Voltando a Gaza. Parece que a contagem já vai em cerca de mil mortos sendo perto de um terço crianças. A criança angolana perguntava-me se aqueles miúdos palestinos (e também os adultos), que estão a ser diariamente mortos, são todos terroristas, filhos de terroristas ou futuros terroristas. Serão os que bombardeiam com aviões e tanques de guerra meros defensores da ordem. Ou talvez pessoas que se estão a auto defender? É verdade que há civis israelitas que são vítimas de foguetes disparados a partir de Gaza.
Lá está a minha memória a incomodar-me... e a trazer recordações de quando vivia na cidade do Huambo, onde eramos vítimas de foguetes ou morteiros disparados dos arredores da cidade. Recordo-me perfeitamente de Jonas Savimbi ter sido recebido, nesse período, na Casa Branca como combatente da liberdade. Imaginam o líder do Hamas, força que foi já escrutinada em eleições, a ser recebido por Ronald Reagan? É claro que não. O Hamas é uma força classificada como terrorista. Como o Nelson Mandela.

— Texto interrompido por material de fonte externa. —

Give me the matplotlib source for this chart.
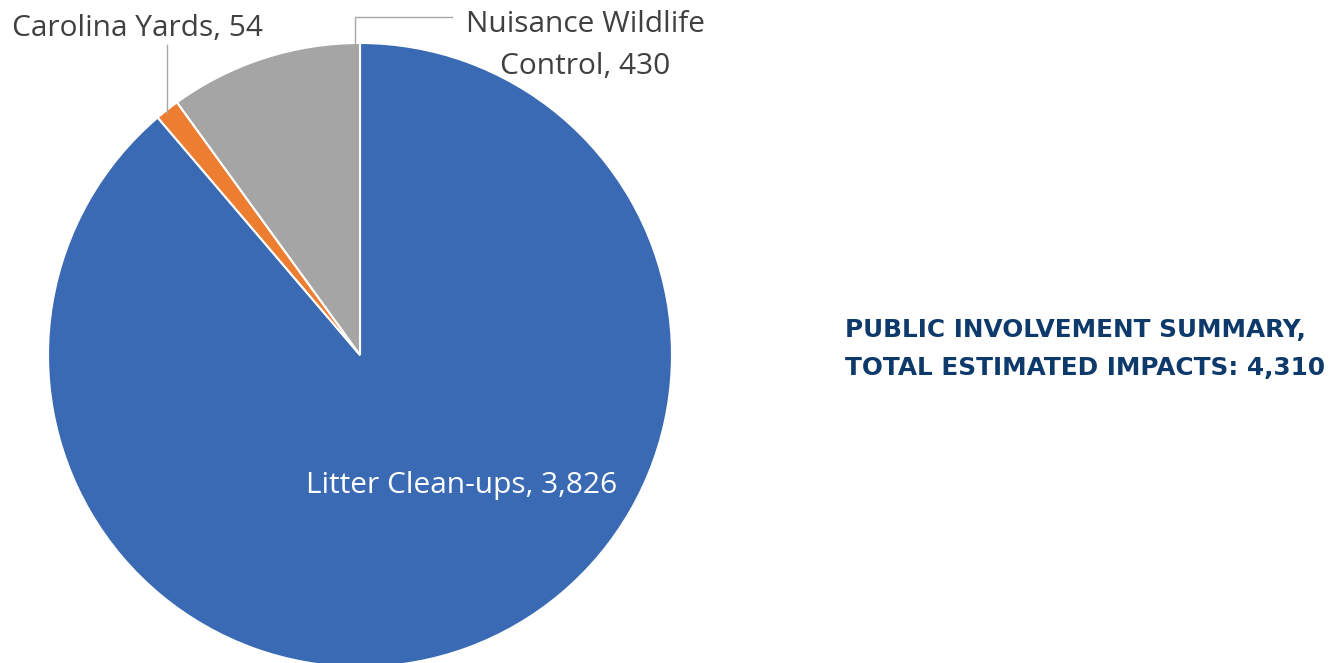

Como já devem imaginar, as definições de terrorismo que encontrei não me foram muito úteis para dar uma resposta honesta e clara à criança que estava interessada em saber o que é terrorismo. Encontrei como definição que o terrorismo é o uso sistemático do terror (medo intenso?) para atingir objectivos políticos, religiosos ou outros. Encontrei referências a terrorismo de estado mas sinceramente que me pareceram muito confusas. Por exemplo, George Bush, apesar de ter sido reeleito na base de instigar o medo entre os seus concidadãos ou apesar de ter promovido ataques arrasadores contra vários países (incluindo as suas zonas urbanas), fez isto exatamente sob a bandeira da luta contra o terrorismo. E o lançamento de bombas atómicas sobre cidades, na segunda guerra mundial, também não é apresentado claramente como acção terrorista, apesar de ter visado essencialmente populações civis.
Tudo indica que o termo terrorista é uma etiqueta que por vezes se cola nos nossos opositores para retirar legitimidade às suas aspirações e às suas formas de luta. Quando a etiqueta cola bem, ela pode até ajudar no exercício de tiro ao alvo.
No meio das minhas dúvidas e hesitações lá consegui balbuciar para a criança que o importante é sermos realmente solidários com os povos oprimidos, como se canta nas escolas. E que é uma pena estarmos meio esquecidos de alguns valores que acabaram por ficar apenas nas letras do hino. Tentei convencer o miúdo que é útil entender que há uns que mudam de lado e passam de oprimidos ontem para opressores de hoje ou amanhã. Disse com convicção que descarregar a raiva nos filhos dos opressores, não é algo defensável, é imoral e até de utilidade duvidosa. Ao fazermos isso passamos a ser também opressores, pelo menos dessas crianças.
Mas, quando a criança me perguntou: “Então porque não vais para a rua, com os teus amigos, com cartazes a apoiar esses povos oprimidos no Zimbabwe, em Gaza, e noutros sítios, como se faz em tantas partes do mundo? Porque é que só consegues fazer isso quando Angola ganha no basquete ou no futebol?” gaguejei e olhei para baixo envergonhado. Não estou ainda seguro sobre como vencer esta vergonha, e fazer algo. Advinho que esta vergonha não é só minha.